BRIEF —
The records below must be copied in full; omit the images.

[Rows from a dataset of charts and code]
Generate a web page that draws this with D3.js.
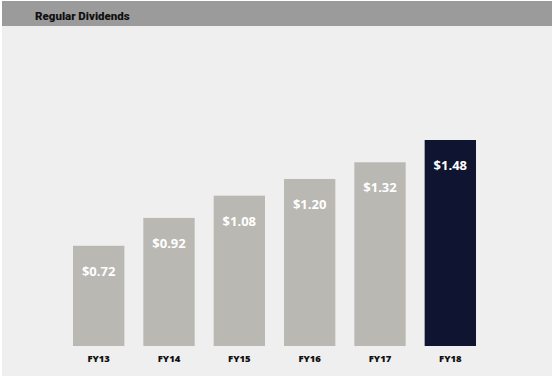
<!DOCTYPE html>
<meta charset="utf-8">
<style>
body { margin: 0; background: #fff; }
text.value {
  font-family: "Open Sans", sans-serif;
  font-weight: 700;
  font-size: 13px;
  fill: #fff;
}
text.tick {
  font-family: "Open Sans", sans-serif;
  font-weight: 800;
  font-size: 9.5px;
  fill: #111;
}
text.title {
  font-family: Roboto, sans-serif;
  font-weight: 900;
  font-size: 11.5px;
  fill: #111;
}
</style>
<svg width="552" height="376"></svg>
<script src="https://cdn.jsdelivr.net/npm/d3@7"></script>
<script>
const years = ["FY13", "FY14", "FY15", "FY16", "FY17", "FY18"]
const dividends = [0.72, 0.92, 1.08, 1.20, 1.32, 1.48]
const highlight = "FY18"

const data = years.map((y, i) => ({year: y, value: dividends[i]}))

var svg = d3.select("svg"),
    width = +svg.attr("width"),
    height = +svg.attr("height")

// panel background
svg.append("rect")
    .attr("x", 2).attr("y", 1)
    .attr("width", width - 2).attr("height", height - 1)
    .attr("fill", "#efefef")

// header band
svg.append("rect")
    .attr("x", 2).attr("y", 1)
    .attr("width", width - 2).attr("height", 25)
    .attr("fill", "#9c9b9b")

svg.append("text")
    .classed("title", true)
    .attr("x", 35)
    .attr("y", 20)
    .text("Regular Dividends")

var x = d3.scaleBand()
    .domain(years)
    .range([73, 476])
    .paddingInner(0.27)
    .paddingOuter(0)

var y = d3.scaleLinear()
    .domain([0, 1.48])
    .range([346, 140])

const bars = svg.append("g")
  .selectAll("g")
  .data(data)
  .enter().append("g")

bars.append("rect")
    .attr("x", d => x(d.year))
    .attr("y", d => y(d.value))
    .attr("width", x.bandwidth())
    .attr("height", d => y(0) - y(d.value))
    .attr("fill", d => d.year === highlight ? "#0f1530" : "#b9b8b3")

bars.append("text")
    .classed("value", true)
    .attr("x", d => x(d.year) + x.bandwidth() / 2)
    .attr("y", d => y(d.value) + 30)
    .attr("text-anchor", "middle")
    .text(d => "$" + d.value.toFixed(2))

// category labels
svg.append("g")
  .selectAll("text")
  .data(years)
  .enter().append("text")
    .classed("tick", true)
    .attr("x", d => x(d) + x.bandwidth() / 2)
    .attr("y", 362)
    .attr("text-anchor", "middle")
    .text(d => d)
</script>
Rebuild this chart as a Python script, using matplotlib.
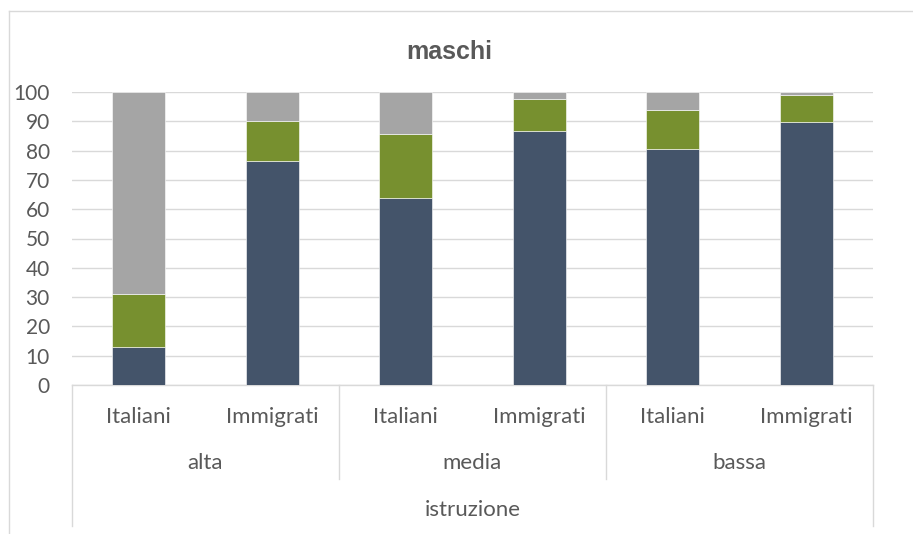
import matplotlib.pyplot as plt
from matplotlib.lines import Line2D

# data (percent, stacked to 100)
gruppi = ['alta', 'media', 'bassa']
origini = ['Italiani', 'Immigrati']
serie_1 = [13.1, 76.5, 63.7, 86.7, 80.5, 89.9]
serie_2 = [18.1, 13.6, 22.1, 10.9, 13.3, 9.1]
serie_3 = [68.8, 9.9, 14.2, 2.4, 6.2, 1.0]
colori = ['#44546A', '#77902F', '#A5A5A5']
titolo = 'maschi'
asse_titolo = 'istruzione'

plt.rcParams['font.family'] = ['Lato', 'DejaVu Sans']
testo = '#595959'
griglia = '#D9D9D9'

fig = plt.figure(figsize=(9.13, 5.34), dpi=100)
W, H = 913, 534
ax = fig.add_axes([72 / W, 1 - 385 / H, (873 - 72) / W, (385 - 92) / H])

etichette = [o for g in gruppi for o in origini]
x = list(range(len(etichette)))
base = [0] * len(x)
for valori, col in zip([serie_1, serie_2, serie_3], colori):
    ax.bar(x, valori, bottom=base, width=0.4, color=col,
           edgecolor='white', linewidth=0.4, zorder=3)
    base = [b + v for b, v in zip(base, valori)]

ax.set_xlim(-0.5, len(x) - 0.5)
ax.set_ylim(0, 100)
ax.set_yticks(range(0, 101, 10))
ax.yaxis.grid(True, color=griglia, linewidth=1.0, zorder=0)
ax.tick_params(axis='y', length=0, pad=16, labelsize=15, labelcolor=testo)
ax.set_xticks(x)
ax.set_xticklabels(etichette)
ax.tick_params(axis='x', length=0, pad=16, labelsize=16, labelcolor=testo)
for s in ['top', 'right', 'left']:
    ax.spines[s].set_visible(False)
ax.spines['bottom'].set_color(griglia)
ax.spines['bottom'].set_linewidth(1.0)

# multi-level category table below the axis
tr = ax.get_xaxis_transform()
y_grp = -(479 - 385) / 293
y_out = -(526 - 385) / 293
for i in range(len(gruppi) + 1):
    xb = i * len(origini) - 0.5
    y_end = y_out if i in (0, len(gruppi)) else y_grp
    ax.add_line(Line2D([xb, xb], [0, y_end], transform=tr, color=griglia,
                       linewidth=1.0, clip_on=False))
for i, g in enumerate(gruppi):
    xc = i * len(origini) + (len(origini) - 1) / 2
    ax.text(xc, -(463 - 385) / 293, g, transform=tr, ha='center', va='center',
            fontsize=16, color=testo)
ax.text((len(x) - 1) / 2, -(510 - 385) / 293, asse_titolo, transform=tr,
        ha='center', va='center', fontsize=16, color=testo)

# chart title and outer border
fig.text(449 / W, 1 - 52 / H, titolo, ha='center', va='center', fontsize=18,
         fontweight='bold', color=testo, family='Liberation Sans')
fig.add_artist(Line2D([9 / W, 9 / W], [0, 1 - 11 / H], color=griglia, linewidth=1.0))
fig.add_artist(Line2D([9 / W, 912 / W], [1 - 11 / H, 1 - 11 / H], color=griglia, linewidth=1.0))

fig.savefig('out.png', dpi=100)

OUTPUT BELOW —
Generate a web page that draws this with D3.js.
<!DOCTYPE html>
<meta charset="utf-8">
<style>
body { margin: 0; background: #fff; }
text.value {
  font-family: "Open Sans", sans-serif;
  font-weight: 700;
  font-size: 13px;
  fill: #fff;
}
text.tick {
  font-family: "Open Sans", sans-serif;
  font-weight: 800;
  font-size: 9.5px;
  fill: #111;
}
text.title {
  font-family: Roboto, sans-serif;
  font-weight: 900;
  font-size: 11.5px;
  fill: #111;
}
</style>
<svg width="552" height="376"></svg>
<script src="https://cdn.jsdelivr.net/npm/d3@7"></script>
<script>
const years = ["FY13", "FY14", "FY15", "FY16", "FY17", "FY18"]
const dividends = [0.72, 0.92, 1.08, 1.20, 1.32, 1.48]
const highlight = "FY18"

const data = years.map((y, i) => ({year: y, value: dividends[i]}))

var svg = d3.select("svg"),
    width = +svg.attr("width"),
    height = +svg.attr("height")

// panel background
svg.append("rect")
    .attr("x", 2).attr("y", 1)
    .attr("width", width - 2).attr("height", height - 1)
    .attr("fill", "#efefef")

// header band
svg.append("rect")
    .attr("x", 2).attr("y", 1)
    .attr("width", width - 2).attr("height", 25)
    .attr("fill", "#9c9b9b")

svg.append("text")
    .classed("title", true)
    .attr("x", 35)
    .attr("y", 20)
    .text("Regular Dividends")

var x = d3.scaleBand()
    .domain(years)
    .range([73, 476])
    .paddingInner(0.27)
    .paddingOuter(0)

var y = d3.scaleLinear()
    .domain([0, 1.48])
    .range([346, 140])

const bars = svg.append("g")
  .selectAll("g")
  .data(data)
  .enter().append("g")

bars.append("rect")
    .attr("x", d => x(d.year))
    .attr("y", d => y(d.value))
    .attr("width", x.bandwidth())
    .attr("height", d => y(0) - y(d.value))
    .attr("fill", d => d.year === highlight ? "#0f1530" : "#b9b8b3")

bars.append("text")
    .classed("value", true)
    .attr("x", d => x(d.year) + x.bandwidth() / 2)
    .attr("y", d => y(d.value) + 30)
    .attr("text-anchor", "middle")
    .text(d => "$" + d.value.toFixed(2))

// category labels
svg.append("g")
  .selectAll("text")
  .data(years)
  .enter().append("text")
    .classed("tick", true)
    .attr("x", d => x(d) + x.bandwidth() / 2)
    .attr("y", 362)
    .attr("text-anchor", "middle")
    .text(d => d)
</script>
Rebuild this chart as a Python script, using matplotlib.
import matplotlib.pyplot as plt
from matplotlib.lines import Line2D

# data (percent, stacked to 100)
gruppi = ['alta', 'media', 'bassa']
origini = ['Italiani', 'Immigrati']
serie_1 = [13.1, 76.5, 63.7, 86.7, 80.5, 89.9]
serie_2 = [18.1, 13.6, 22.1, 10.9, 13.3, 9.1]
serie_3 = [68.8, 9.9, 14.2, 2.4, 6.2, 1.0]
colori = ['#44546A', '#77902F', '#A5A5A5']
titolo = 'maschi'
asse_titolo = 'istruzione'

plt.rcParams['font.family'] = ['Lato', 'DejaVu Sans']
testo = '#595959'
griglia = '#D9D9D9'

fig = plt.figure(figsize=(9.13, 5.34), dpi=100)
W, H = 913, 534
ax = fig.add_axes([72 / W, 1 - 385 / H, (873 - 72) / W, (385 - 92) / H])

etichette = [o for g in gruppi for o in origini]
x = list(range(len(etichette)))
base = [0] * len(x)
for valori, col in zip([serie_1, serie_2, serie_3], colori):
    ax.bar(x, valori, bottom=base, width=0.4, color=col,
           edgecolor='white', linewidth=0.4, zorder=3)
    base = [b + v for b, v in zip(base, valori)]

ax.set_xlim(-0.5, len(x) - 0.5)
ax.set_ylim(0, 100)
ax.set_yticks(range(0, 101, 10))
ax.yaxis.grid(True, color=griglia, linewidth=1.0, zorder=0)
ax.tick_params(axis='y', length=0, pad=16, labelsize=15, labelcolor=testo)
ax.set_xticks(x)
ax.set_xticklabels(etichette)
ax.tick_params(axis='x', length=0, pad=16, labelsize=16, labelcolor=testo)
for s in ['top', 'right', 'left']:
    ax.spines[s].set_visible(False)
ax.spines['bottom'].set_color(griglia)
ax.spines['bottom'].set_linewidth(1.0)

# multi-level category table below the axis
tr = ax.get_xaxis_transform()
y_grp = -(479 - 385) / 293
y_out = -(526 - 385) / 293
for i in range(len(gruppi) + 1):
    xb = i * len(origini) - 0.5
    y_end = y_out if i in (0, len(gruppi)) else y_grp
    ax.add_line(Line2D([xb, xb], [0, y_end], transform=tr, color=griglia,
                       linewidth=1.0, clip_on=False))
for i, g in enumerate(gruppi):
    xc = i * len(origini) + (len(origini) - 1) / 2
    ax.text(xc, -(463 - 385) / 293, g, transform=tr, ha='center', va='center',
            fontsize=16, color=testo)
ax.text((len(x) - 1) / 2, -(510 - 385) / 293, asse_titolo, transform=tr,
        ha='center', va='center', fontsize=16, color=testo)

# chart title and outer border
fig.text(449 / W, 1 - 52 / H, titolo, ha='center', va='center', fontsize=18,
         fontweight='bold', color=testo, family='Liberation Sans')
fig.add_artist(Line2D([9 / W, 9 / W], [0, 1 - 11 / H], color=griglia, linewidth=1.0))
fig.add_artist(Line2D([9 / W, 912 / W], [1 - 11 / H, 1 - 11 / H], color=griglia, linewidth=1.0))

fig.savefig('out.png', dpi=100)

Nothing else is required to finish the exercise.